In the '870 patent, column 7, lines 31-50, a method for making a cermet by combining ceramic powder with molten metal is described. The metal in the cermet is equivalent to the porosity within the cermet, where a higher concentration of metal translates into a higher porosity. The porosity produced when a body or pool of metal is used in lieu of powdered metal may not be as controlled or uniform as the porosity produced when powdered metal is used.
In the '870 patent, column 7, lines 51-66, a process for forming a porous B.sub.4 C body is also described, wherein B.sub.4 C powder is combined with various combustible additives such as gelatin, corn starch, and wax, which permit the formation of an initially dense pre-form and aid in the porosity-forming process. These additives leave pores when they are removed prior to sintering the green body and allow further control of porosity within the final, hard porous ceramic object.
Prior teachings have shown that cermets are an important class of materials which can be made by either direct mixing of metal and ceramic powder, or by infiltration of a metal into a porous ceramic body. Methods which allow easy access to preformed graded-porosity ceramic bodies are desirable because these bodies may be infiltrated to form cermets having graded properties. Known methods involve the arrangement of particle sizes to achieve the desired gradient.
Therefore, an object of this invention is to provide a process for making ceramic bodies having a graded porosity from a ceramic powder having a monomodal particle-size distribution.
Another object of this invention is to provide a process for making cermets having a graded properties.

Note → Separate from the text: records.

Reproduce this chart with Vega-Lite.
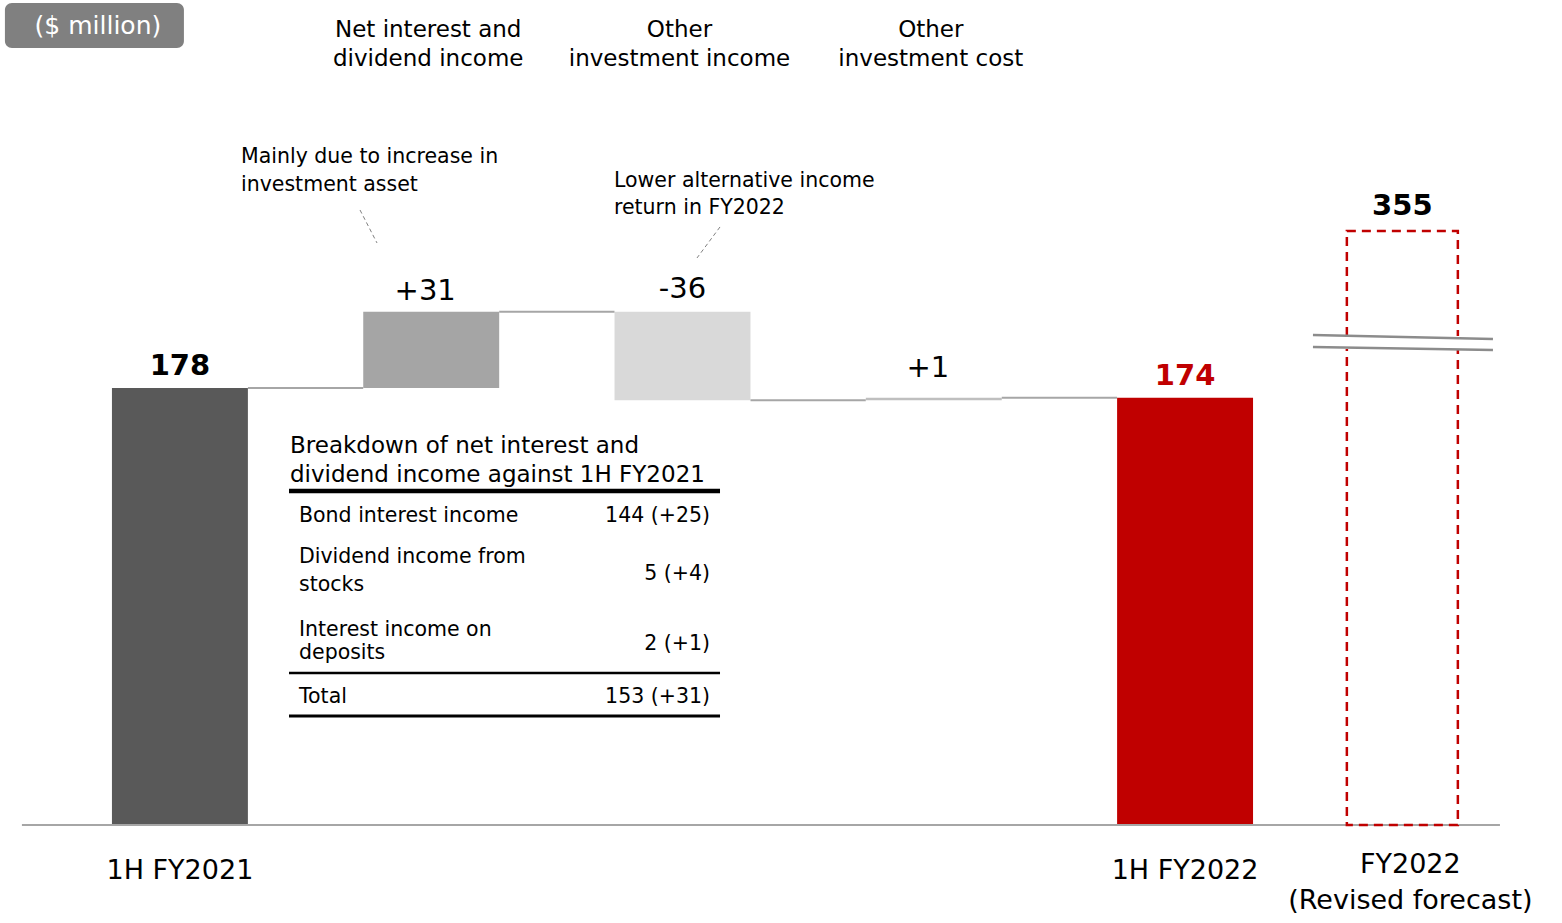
{
  "$schema": "https://vega.github.io/schema/vega-lite/v6.json",
  "width": 1562,
  "height": 923,
  "autosize": {"type": "fit", "contains": "padding"},
  "padding": 0,
  "background": "white",
  "config": {"view": {"stroke": null}, "font": "DejaVu Sans", "text": {"font": "DejaVu Sans", "color": "#000000"}},
  "datasets": {
    "steps": [
      {"stage": "1H FY2021", "caption": "1H FY2021", "from": 0, "to": 178, "label": "178", "next": "Net interest and dividend income"},
      {"stage": "Net interest and dividend income", "caption": "Net interest and\ndividend income", "from": 178, "to": 209, "label": "+31", "next": "Other investment income"},
      {"stage": "Other investment income", "caption": "Other\ninvestment income", "from": 209, "to": 173, "label": "-36", "next": "Other investment cost"},
      {"stage": "Other investment cost", "caption": "Other\ninvestment cost", "from": 173, "to": 174, "label": "+1", "next": "1H FY2022"},
      {"stage": "1H FY2022", "caption": "1H FY2022", "from": 0, "to": 174, "label": "174", "next": null},
      {"stage": "FY2022 (Revised forecast)", "caption": "FY2022\n(Revised forecast)", "from": 0, "to": 355, "label": "355", "next": null}
    ],
    "breakdown": [
      {"item": "Bond interest income", "amount": 144, "change": 25, "display": "144 (+25)"},
      {"item": "Dividend income from\nstocks", "amount": 5, "change": 4, "display": "5 (+4)"},
      {"item": "Interest income on\ndeposits", "amount": 2, "change": 1, "display": "2 (+1)"},
      {"item": "Total", "amount": 153, "change": 31, "display": "153 (+31)"}
    ]
  },
  "resolve": {"scale": {"y": "independent"}},
  "layer": [
    {
      "layer": [
        {
          "data": {"name": "steps"},
          "transform": [{"filter": "datum.stage !== 'FY2022 (Revised forecast)'"}],
          "mark": {"type": "bar"},
          "encoding": {
            "x": {"field": "stage", "type": "nominal", "sort": null, "axis": null,
                  "scale": {"type": "band", "domain": ["1H FY2021", "Net interest and dividend income", "Other investment income", "Other investment cost", "1H FY2022", "FY2022 (Revised forecast)"], "paddingInner": 0.459, "paddingOuter": 0.3375, "align": 0.66}},
            "y": {"field": "from", "type": "quantitative", "axis": null, "scale": {"domain": [-39.92, 336.03], "nice": false, "zero": false}},
            "y2": {"field": "to"},
            "color": {"field": "stage", "type": "nominal", "legend": null,
                      "scale": {"domain": ["1H FY2021", "Net interest and dividend income", "Other investment income", "Other investment cost", "1H FY2022"], "range": ["#595959", "#a5a5a5", "#d9d9d9", "#bfbfbf", "#c00000"]}}
          }
        },
        {
          "data": {"name": "steps"},
          "transform": [{"filter": "datum.next != null"}],
          "mark": {"type": "rule", "color": "#a6a6a6", "strokeWidth": 2, "xOffset": 68, "x2Offset": -68},
          "encoding": {
            "x": {"field": "stage", "type": "nominal"},
            "x2": {"field": "next"},
            "y": {"field": "to", "type": "quantitative"}
          }
        },
        {
          "data": {"values": [{}]},
          "mark": {"type": "rule", "color": "#a6a6a6", "strokeWidth": 2, "xOffset": -158, "x2Offset": 63.6},
          "encoding": {
            "x": {"datum": "1H FY2021"},
            "x2": {"datum": "FY2022 (Revised forecast)"},
            "y": {"datum": 0}
          }
        },
        {
          "data": {"name": "steps"},
          "transform": [{"filter": "datum.from === 0 && datum.stage !== 'FY2022 (Revised forecast)'"}],
          "mark": {"type": "text", "fontSize": 29, "fontWeight": "bold", "baseline": "alphabetic", "align": "center", "dy": -13},
          "encoding": {
            "x": {"field": "stage", "type": "nominal"},
            "y": {"field": "to", "type": "quantitative"},
            "text": {"field": "label"},
            "color": {"condition": {"test": "datum.stage === '1H FY2022'", "value": "#c00000"}, "value": "#000000"}
          }
        },
        {
          "data": {"name": "steps"},
          "transform": [{"filter": "datum.from !== 0 && datum.to - datum.from > 5"}],
          "mark": {"type": "text", "fontSize": 29, "baseline": "alphabetic", "align": "center", "dy": -12, "dx": -6, "color": "#000000"},
          "encoding": {
            "x": {"field": "stage", "type": "nominal"},
            "y": {"field": "to", "type": "quantitative"},
            "text": {"field": "label"}
          }
        },
        {
          "data": {"name": "steps"},
          "transform": [{"filter": "datum.from !== 0 && datum.to > datum.from && datum.to - datum.from <= 5"}],
          "mark": {"type": "text", "fontSize": 29, "baseline": "alphabetic", "align": "center", "dy": -21, "dx": -6, "color": "#000000"},
          "encoding": {
            "x": {"field": "stage", "type": "nominal"},
            "y": {"field": "to", "type": "quantitative"},
            "text": {"field": "label"}
          }
        },
        {
          "data": {"name": "steps"},
          "transform": [{"filter": "datum.to < datum.from"}],
          "mark": {"type": "text", "fontSize": 29, "baseline": "alphabetic", "align": "center", "dy": -14, "color": "#000000"},
          "encoding": {
            "x": {"field": "stage", "type": "nominal"},
            "y": {"field": "from", "type": "quantitative"},
            "text": {"field": "label"}
          }
        },
        {
          "data": {"name": "steps"},
          "transform": [{"filter": "datum.from !== 0"}],
          "mark": {"type": "text", "fontSize": 23, "baseline": "alphabetic", "align": "center", "lineBreak": "\n", "lineHeight": 29, "dx": -3, "color": "#000000"},
          "encoding": {
            "x": {"field": "stage", "type": "nominal"},
            "y": {"datum": 320.96},
            "text": {"field": "caption"}
          }
        },
        {
          "data": {"name": "steps"},
          "transform": [{"filter": "datum.from === 0 && datum.stage !== 'FY2022 (Revised forecast)'"}],
          "mark": {"type": "text", "fontSize": 27, "baseline": "alphabetic", "align": "center", "color": "#000000"},
          "encoding": {
            "x": {"field": "stage", "type": "nominal"},
            "y": {"datum": -22.2},
            "text": {"field": "caption"}
          }
        },
        {
          "data": {"name": "steps"},
          "transform": [{"filter": "datum.stage === 'FY2022 (Revised forecast)'"}],
          "mark": {"type": "text", "fontSize": 27, "baseline": "alphabetic", "align": "center", "lineBreak": "\n", "lineHeight": 36, "dx": -26, "color": "#000000"},
          "encoding": {
            "x": {"field": "stage", "type": "nominal"},
            "y": {"datum": -19.55},
            "text": {"field": "caption"}
          }
        },
        {
          "data": {"values": [{}]},
          "mark": {"type": "bar", "fill": "#808080", "cornerRadius": 7, "width": 179, "xOffset": -85.5},
          "encoding": {
            "x": {"datum": "1H FY2021"},
            "y": {"datum": 334.8},
            "y2": {"datum": 316.46}
          }
        },
        {
          "data": {"values": [{}]},
          "mark": {"type": "text", "text": "($ million)", "fontSize": 25, "color": "#ffffff", "baseline": "middle", "align": "center", "dx": -82},
          "encoding": {
            "x": {"datum": "1H FY2021"},
            "y": {"datum": 325.44}
          }
        },
        {
          "data": {"values": [{}]},
          "mark": {"type": "text", "text": "Mainly due to increase in\ninvestment asset", "lineBreak": "\n", "lineHeight": 28, "fontSize": 20.5, "align": "left", "baseline": "alphabetic", "dx": -190.2, "color": "#000000"},
          "encoding": {
            "x": {"datum": "Net interest and dividend income"},
            "y": {"datum": 269.64}
          }
        },
        {
          "data": {"values": [{}]},
          "mark": {"type": "rule", "color": "#808080", "strokeWidth": 1, "strokeDash": [4, 3], "xOffset": -71.2, "x2Offset": -54.2},
          "encoding": {
            "x": {"datum": "Net interest and dividend income"},
            "x2": {"datum": "Net interest and dividend income"},
            "y": {"datum": 250.5},
            "y2": {"datum": 237.06}
          }
        },
        {
          "data": {"values": [{}]},
          "mark": {"type": "text", "text": "Lower alternative income\nreturn in FY2022", "lineBreak": "\n", "lineHeight": 27, "fontSize": 20.5, "align": "left", "baseline": "alphabetic", "dx": -68.5, "color": "#000000"},
          "encoding": {
            "x": {"datum": "Other investment income"},
            "y": {"datum": 259.87}
          }
        },
        {
          "data": {"values": [{}]},
          "mark": {"type": "rule", "color": "#808080", "strokeWidth": 1, "strokeDash": [4, 3], "xOffset": 37.5, "x2Offset": 14.5},
          "encoding": {
            "x": {"datum": "Other investment income"},
            "x2": {"datum": "Other investment income"},
            "y": {"datum": 243.58},
            "y2": {"datum": 230.95}
          }
        },
        {
          "data": {"values": [{}]},
          "mark": {"type": "text", "text": "Breakdown of net interest and\ndividend income against 1H FY2021", "lineBreak": "\n", "lineHeight": 29, "fontSize": 23, "align": "left", "baseline": "alphabetic", "dx": -141.2, "color": "#000000"},
          "encoding": {
            "x": {"datum": "Net interest and dividend income"},
            "y": {"datum": 151.52}
          }
        },
        {
          "data": {"values": [{}]},
          "mark": {"type": "rule", "color": "#000000", "strokeWidth": 4.5, "xOffset": -142.2, "x2Offset": 288.8},
          "encoding": {
            "x": {"datum": "Net interest and dividend income"},
            "x2": {"datum": "Net interest and dividend income"},
            "y": {"datum": 136.04}
          }
        },
        {
          "data": {"values": [{}]},
          "mark": {"type": "rule", "color": "#000000", "strokeWidth": 2.5, "xOffset": -142.2, "x2Offset": 288.8},
          "encoding": {
            "x": {"datum": "Net interest and dividend income"},
            "x2": {"datum": "Net interest and dividend income"},
            "y": {"datum": 61.91}
          }
        },
        {
          "data": {"values": [{}]},
          "mark": {"type": "rule", "color": "#000000", "strokeWidth": 3, "xOffset": -142.2, "x2Offset": 288.8},
          "encoding": {
            "x": {"datum": "Net interest and dividend income"},
            "x2": {"datum": "Net interest and dividend income"},
            "y": {"datum": 44.4}
          }
        },
        {
          "data": {"name": "breakdown"},
          "transform": [{"filter": "datum.amount === 144"}],
          "mark": {"type": "text", "fontSize": 20.5, "align": "left", "baseline": "alphabetic", "dx": -132.2, "color": "#000000"},
          "encoding": {"x": {"datum": "Net interest and dividend income"}, "y": {"datum": 123.42}, "text": {"field": "item"}}
        },
        {
          "data": {"name": "breakdown"},
          "transform": [{"filter": "datum.amount === 144"}],
          "mark": {"type": "text", "fontSize": 20.5, "align": "right", "baseline": "alphabetic", "dx": 278.8, "color": "#000000"},
          "encoding": {"x": {"datum": "Net interest and dividend income"}, "y": {"datum": 123.42}, "text": {"field": "display"}}
        },
        {
          "data": {"name": "breakdown"},
          "transform": [{"filter": "datum.amount === 5"}],
          "mark": {"type": "text", "fontSize": 20.5, "align": "left", "baseline": "alphabetic", "lineBreak": "\n", "lineHeight": 28, "dx": -132.2, "color": "#000000"},
          "encoding": {"x": {"datum": "Net interest and dividend income"}, "y": {"datum": 106.71}, "text": {"field": "item"}}
        },
        {
          "data": {"name": "breakdown"},
          "transform": [{"filter": "datum.amount === 5"}],
          "mark": {"type": "text", "fontSize": 20.5, "align": "right", "baseline": "alphabetic", "dx": 278.8, "color": "#000000"},
          "encoding": {"x": {"datum": "Net interest and dividend income"}, "y": {"datum": 99.79}, "text": {"field": "display"}}
        },
        {
          "data": {"name": "breakdown"},
          "transform": [{"filter": "datum.amount === 2"}],
          "mark": {"type": "text", "fontSize": 20.5, "align": "left", "baseline": "alphabetic", "lineBreak": "\n", "lineHeight": 23.5, "dx": -132.2, "color": "#000000"},
          "encoding": {"x": {"datum": "Net interest and dividend income"}, "y": {"datum": 76.98}, "text": {"field": "item"}}
        },
        {
          "data": {"name": "breakdown"},
          "transform": [{"filter": "datum.amount === 2"}],
          "mark": {"type": "text", "fontSize": 20.5, "align": "right", "baseline": "alphabetic", "dx": 278.8, "color": "#000000"},
          "encoding": {"x": {"datum": "Net interest and dividend income"}, "y": {"datum": 71.28}, "text": {"field": "display"}}
        },
        {
          "data": {"name": "breakdown"},
          "transform": [{"filter": "datum.amount === 153"}],
          "mark": {"type": "text", "fontSize": 20.5, "align": "left", "baseline": "alphabetic", "dx": -132.2, "color": "#000000"},
          "encoding": {"x": {"datum": "Net interest and dividend income"}, "y": {"datum": 49.69}, "text": {"field": "item"}}
        },
        {
          "data": {"name": "breakdown"},
          "transform": [{"filter": "datum.amount === 153"}],
          "mark": {"type": "text", "fontSize": 20.5, "align": "right", "baseline": "alphabetic", "dx": 278.8, "color": "#000000"},
          "encoding": {"x": {"datum": "Net interest and dividend income"}, "y": {"datum": 49.69}, "text": {"field": "display"}}
        }
      ]
    },
    {
      "layer": [
        {
          "data": {"name": "steps"},
          "transform": [{"filter": "datum.stage === 'FY2022 (Revised forecast)'"}],
          "mark": {"type": "bar", "fill": "transparent", "stroke": "#c00000", "strokeWidth": 2.5, "strokeDash": [9, 6], "width": 111, "xOffset": -34},
          "encoding": {
            "x": {"field": "stage", "type": "nominal", "sort": null, "axis": null,
                  "scale": {"type": "band", "domain": ["1H FY2021", "Net interest and dividend income", "Other investment income", "Other investment cost", "1H FY2022", "FY2022 (Revised forecast)"], "paddingInner": 0.459, "paddingOuter": 0.3375, "align": 0.66}},
            "y": {"field": "from", "type": "quantitative", "axis": null, "scale": {"domain": [-58.57, 493.05], "nice": false, "zero": false}},
            "y2": {"field": "to"}
          }
        },
        {
          "data": {"values": [{}]},
          "mark": {"type": "bar", "fill": "#ffffff", "width": 180, "xOffset": -33.4},
          "encoding": {
            "x": {"datum": "FY2022 (Revised forecast)"},
            "y": {"datum": 292.24},
            "y2": {"datum": 284.47}
          }
        },
        {
          "data": {"values": [{}]},
          "mark": {"type": "rule", "color": "#8c8c8c", "strokeWidth": 2.5, "xOffset": -123.4, "x2Offset": 56.6},
          "encoding": {
            "x": {"datum": "FY2022 (Revised forecast)"},
            "x2": {"datum": "FY2022 (Revised forecast)"},
            "y": {"datum": 292.85},
            "y2": {"datum": 290.45}
          }
        },
        {
          "data": {"values": [{}]},
          "mark": {"type": "rule", "color": "#8c8c8c", "strokeWidth": 2.5, "xOffset": -123.4, "x2Offset": 56.6},
          "encoding": {
            "x": {"datum": "FY2022 (Revised forecast)"},
            "x2": {"datum": "FY2022 (Revised forecast)"},
            "y": {"datum": 285.67},
            "y2": {"datum": 283.88}
          }
        },
        {
          "data": {"name": "steps"},
          "transform": [{"filter": "datum.stage === 'FY2022 (Revised forecast)'"}],
          "mark": {"type": "text", "fontSize": 29, "fontWeight": "bold", "baseline": "alphabetic", "align": "center", "dy": -16, "dx": -34, "color": "#000000"},
          "encoding": {
            "x": {"field": "stage", "type": "nominal"},
            "y": {"field": "to", "type": "quantitative"},
            "text": {"field": "label"}
          }
        }
      ]
    }
  ]
}
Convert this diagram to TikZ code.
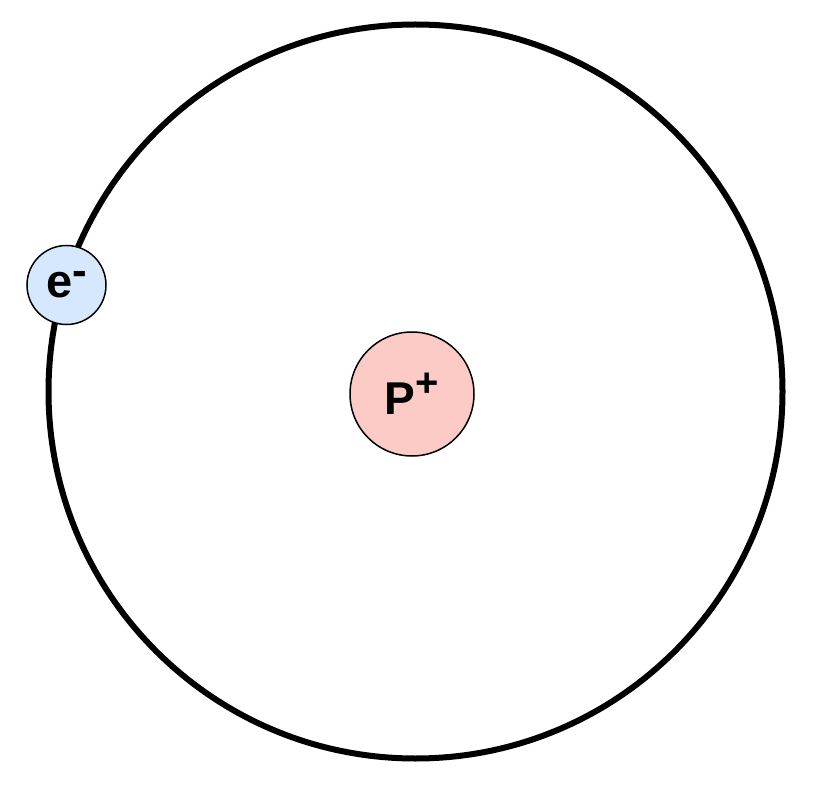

Additional objects, advantages and novel features of the invention will be set forth in part in the description which follows, and in part will become apparent to those skilled in the art upon examination of the following or may be learned by practice of the invention. The objects and advantages of the invention may be realized and attained by means of the instrumentalities and combinations particularly pointed out in the appended claims.